JAKARTA, (PR).- Dengan terpilihnya Ketua MPR, DPR, dan DPD setelah dilantik pada 1 Oktober 2019 lalu, perwakilan rakyat di Senayan sudah semakin siap bekerja. Seperti diketahui, MPR dipimpin oleh Bambang Soesatyo dari Golkar, DPR oleh Puan Maharani dari PDIP, dan DPD oleh La Nyalla Mataliti dari Jawa Timur. Namun komposisi pimpinan lembaga negara yang dekat dengan pemerintah akankah menganggu demokrasi kita?

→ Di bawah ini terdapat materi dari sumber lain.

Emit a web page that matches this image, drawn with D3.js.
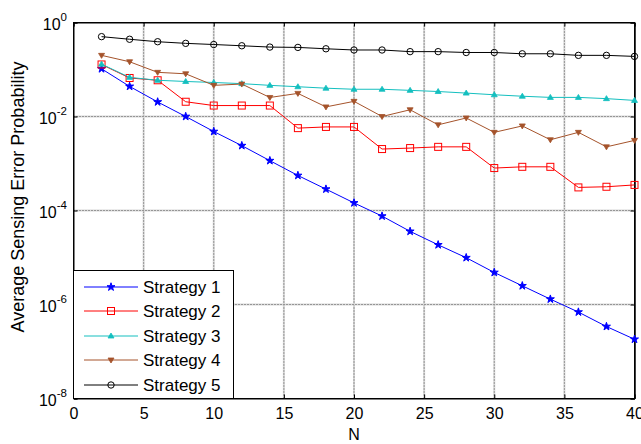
<!DOCTYPE html>
<html><head><meta charset="utf-8">
<script src="https://cdn.jsdelivr.net/npm/d3@7"></script>
<style>body{margin:0;background:#fff;} svg{display:block;} text{font-family:"Liberation Sans",Arial,sans-serif;}</style>
</head><body><svg id="c" width="641" height="444"></svg>
<script>
const N = [2,4,6,8,10,12,14,16,18,20,22,24,26,28,30,32,34,36,38,40];
const strategy1 = [0.1035,0.0437,0.0204,0.0100,0.00479,0.0024,0.00115,0.000556,0.000285,0.000145,7.6e-5,3.6e-5,1.86e-5,9.9e-6,4.8e-6,2.5e-6,1.3e-6,6.9e-7,3.4e-7,1.82e-7];
const strategy2 = [0.128,0.066,0.059,0.0206,0.0171,0.0171,0.0171,0.00566,0.0060,0.0060,0.00203,0.00213,0.00226,0.00226,0.00080,0.00085,0.00085,0.00031,0.00032,0.00035];
const strategy3 = [0.13,0.068,0.059,0.0556,0.0529,0.050,0.046,0.043,0.040,0.038,0.038,0.036,0.034,0.0315,0.029,0.027,0.0255,0.0255,0.024,0.022];
const strategy4 = [0.20,0.146,0.087,0.081,0.046,0.049,0.0254,0.031,0.016,0.021,0.010,0.0139,0.00665,0.0093,0.0046,0.0063,0.0032,0.0046,0.00226,0.0031];
const strategy5 = [0.50,0.44,0.39,0.36,0.34,0.32,0.30,0.295,0.276,0.26,0.26,0.24,0.24,0.23,0.23,0.216,0.216,0.20,0.20,0.19];
const seriesNames = ["Strategy 1","Strategy 2","Strategy 3","Strategy 4","Strategy 5"];
const xTickValues = [0,5,10,15,20,25,30,35,40];
const yTickExps = [0,-2,-4,-6,-8];
const xLabel = "N";
const yLabel = "Average Sensing Error Probability";

const colors = ["#0000ff","#ff0000","#14bfbf","#a5532b","#000000"];
const markers = ["star","square","triUp","triDown","circle"];
const allSeries = [strategy1,strategy2,strategy3,strategy4,strategy5];

const svg = d3.select("#c");
const L = 73.5, R = 634.5, T = 22.5, B = 398.5;
const x = d3.scaleLinear().domain([0,40]).range([L,R]);
const y = d3.scaleLog().domain([1e-8,1]).range([B,T]);

// grid
const grid = svg.append("g");
xTickValues.slice(1,-1).forEach(t=>{
  grid.append("line").attr("x1",x(t)).attr("x2",x(t)).attr("y1",T).attr("y2",B)
    .attr("stroke","#d8d8d8").attr("stroke-width",2);
  grid.append("line").attr("x1",x(t)).attr("x2",x(t)).attr("y1",T).attr("y2",B)
    .attr("stroke","#555").attr("stroke-width",1).attr("stroke-dasharray","1,2");
});
yTickExps.slice(1,-1).forEach(e=>{
  const yy = y(Math.pow(10,e));
  grid.append("line").attr("x1",L).attr("x2",R).attr("y1",yy).attr("y2",yy)
    .attr("stroke","#d8d8d8").attr("stroke-width",2);
  grid.append("line").attr("x1",L).attr("x2",R).attr("y1",yy).attr("y2",yy)
    .attr("stroke","#555").attr("stroke-width",1).attr("stroke-dasharray","1,2");
});

// axes
const fmtInt = d => String(Math.round(d));
const xAxisB = d3.axisBottom(x).tickValues(xTickValues).tickSize(-4).tickPadding(9).tickFormat(fmtInt);
const xAxisT = d3.axisTop(x).tickValues(xTickValues).tickSize(-4).tickFormat(() => "");
const yAxisL = d3.axisLeft(y).tickValues(yTickExps.map(e=>Math.pow(10,e))).tickSize(-4).tickFormat(() => "");
const yAxisR = d3.axisRight(y).tickValues(yTickExps.map(e=>Math.pow(10,e))).tickSize(-4).tickFormat(() => "");
function style(g){ g.select(".domain").attr("stroke","#000"); g.selectAll(".tick line").attr("stroke","#000"); g.selectAll("text").attr("font-size",16).attr("fill","#000").attr("font-family","Liberation Sans, Arial, sans-serif"); }
svg.append("g").attr("transform",`translate(0,${B})`).call(xAxisB).call(style);
svg.append("g").attr("transform",`translate(0,${T})`).call(xAxisT).call(style);
svg.append("g").attr("transform",`translate(${L},0)`).call(yAxisL).call(style);
svg.append("g").attr("transform",`translate(${R},0)`).call(yAxisR).call(style);
svg.append("rect").attr("x",L).attr("y",T).attr("width",R-L).attr("height",B-T).attr("fill","none").attr("stroke","#000");
svg.append("line").attr("x1",R+0.5).attr("x2",R+0.5).attr("y1",T).attr("y2",B).attr("stroke","#000");

// y tick labels with superscripts
const yl = svg.append("g");
yTickExps.forEach(e=>{
  const yy = y(Math.pow(10,e));
  const t = yl.append("text").attr("x",67).attr("y",yy+7).attr("text-anchor","end").attr("font-size",16).attr("fill","#000");
  t.append("tspan").text("10");
  t.append("tspan").attr("dy",-9).attr("font-size",11.5).text(e===0?"0":"-"+(-e));
});

// axis labels
svg.append("text").attr("x",x(20)).attr("y",440).attr("text-anchor","middle").attr("font-size",16).text(xLabel);
svg.append("text").attr("transform",`translate(24,197) rotate(-90)`).attr("text-anchor","middle").attr("font-size",18).text(yLabel);

// markers
function drawMarker(g, type, cx, cy, color){
  if(type==="star"){
    g.append("path").attr("d", d3.symbol().type(d3.symbolStar).size(20)()).attr("transform",`translate(${cx},${cy})`).attr("fill",color).attr("stroke",color).attr("stroke-width",1);
  } else if(type==="square"){
    g.append("rect").attr("x",cx-3.5).attr("y",cy-3.5).attr("width",7).attr("height",7).attr("fill","none").attr("stroke",color).attr("stroke-width",1);
  } else if(type==="triUp"){
    g.append("path").attr("d",`M${cx},${cy-3}L${cx+3},${cy+2}L${cx-3},${cy+2}Z`).attr("fill",color).attr("stroke",color).attr("stroke-width",0.8);
  } else if(type==="triDown"){
    g.append("path").attr("d",`M${cx},${cy+3}L${cx+3},${cy-2}L${cx-3},${cy-2}Z`).attr("fill",color).attr("stroke",color).attr("stroke-width",0.8);
  } else {
    g.append("circle").attr("cx",cx).attr("cy",cy).attr("r",3.2).attr("fill","none").attr("stroke",color).attr("stroke-width",1);
  }
}

const line = d3.line().x((d,i)=>x(N[i])).y(d=>y(d));
const plot = svg.append("g");
allSeries.forEach((s,k)=>{
  const g = plot.append("g");
  g.append("path").datum(s).attr("d",line).attr("fill","none").attr("stroke",colors[k]).attr("stroke-width",1);
  s.forEach((v,i)=>drawMarker(g, markers[k], x(N[i]), y(v), colors[k]));
});

// legend
const lg = svg.append("g");
lg.append("rect").attr("x",73.5).attr("y",270.5).attr("width",160).attr("height",128).attr("fill","#fff").attr("stroke","#000");
const rowY = [287,311,336,360,385];
seriesNames.forEach((n,k)=>{
  lg.append("line").attr("x1",84).attr("x2",138).attr("y1",rowY[k]).attr("y2",rowY[k]).attr("stroke",colors[k]).attr("stroke-width",1);
  drawMarker(lg, markers[k], 111, rowY[k], colors[k]);
  lg.append("text").attr("x",143).attr("y",rowY[k]+6).attr("font-size",17).attr("fill","#000").text(n);
});
</script></body></html>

Peneliti Forum Masyarakat Peduli Parlemen Lucius Karus menilai komposisi parlemen yang didominasi politisi dari parpol pendukung pemerintah adalah bagian dari misi pemilu serentak. Menurutnya, Pemilu serentak memang menghendaki kehadiran mayoritas pendukung pemerintah di parlemen agar pemerintahan presidensil bisa berjalan stabil.

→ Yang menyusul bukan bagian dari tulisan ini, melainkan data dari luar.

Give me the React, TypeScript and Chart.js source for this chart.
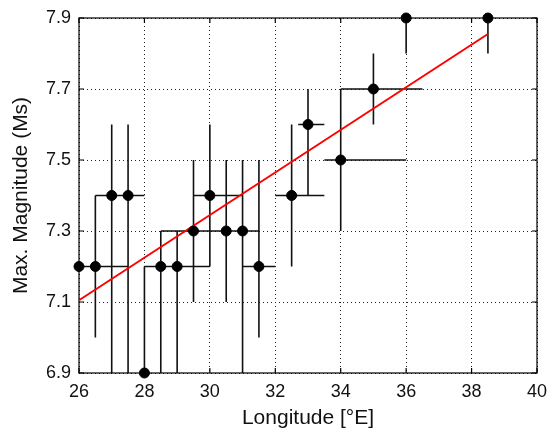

“Tentu saja kehadiran pimpinan yang didominasi pendukung pemerintah akan berkontribusi pada peningkatan kinerja karena mestinya tak ada kendala politis yang ditakutkan untuk melahirkan kebijakan baru,” kata Lucius kepada “PR”, Jumat, 4 Oktober 2019.
Tetapi dengan komposisi pimpinan DPR dan MPR yang didominasi oleh pendukung pemerintah, tantangan serius yang menanti pemerintahan periode baru ini adalah bagaimana memastikan program-program yang dibicarakan DPR dan Pemerintah masih tetap akan pro rakyat sekaligus membuka ruang pada partisipasi rakyat. Karena diakui atau tidak, dominasi penguasa selalu potensial melahirkan kesewenang-wenangan atau otoritarianisme.
“Jika oposisi parlemen juga dengan gampang bisa dibeli maka semakin sempurna niat penguasa untuk mengatur negara sesuka mereka. Merasa tak ada kekuatan politik oposisi yang bisa menghambat keinginan koalisi pemerintah, itu akan makin memudahkan kesewenangan muncul,” ucap dia.
Potensi kesewenang-wenangan kekuasaan ini yang sudah mulai muncul dan membuat publik perlu khawatir. Beberapa contoh telah membuktikan dalam banyak hal di Parlemen tak ada oposisi yang kuat. Dalam menyetujui revisi UU KPK yang kontroversial dan rencana serupa pada sejumlah RUU lain misalnya, tanpa membuka ruang terbuka dan leluasa pada publik parlemen dengan buru-buru mengetok palu.
“Ini sinyal awal dominasi koalisi yang condong pada sikap sewenang-wenang,” ucap dia.
Belum lagi, sambung Lucius, dengan upaya kompromi untuk proses pemilihan pimpinan MPR yang dengan mudah menjadikan amandemen UUD sebagai alat transaksi. Ini potensi-potensi yang mulai kelihatan betapa dominasi koalisi di parlemen dan MPR akan kian melapangkan jalan elite kekuasaan untuk memuluskan kepentingan mereka diakomodasi melalui kebijakan-kebijakan legislasi dan konstitusi.
“Dominasi koalisi ini akan selalu berupaya membenarkan diri seraya menutup telinga pada suara rakyat. Parlemen akan dengan mudah menjadi ruang tertutup untuk membangun kompromi-kompromi yang menguntungkan parpol sekaligus mengabaikan rakyat,” ucap dia.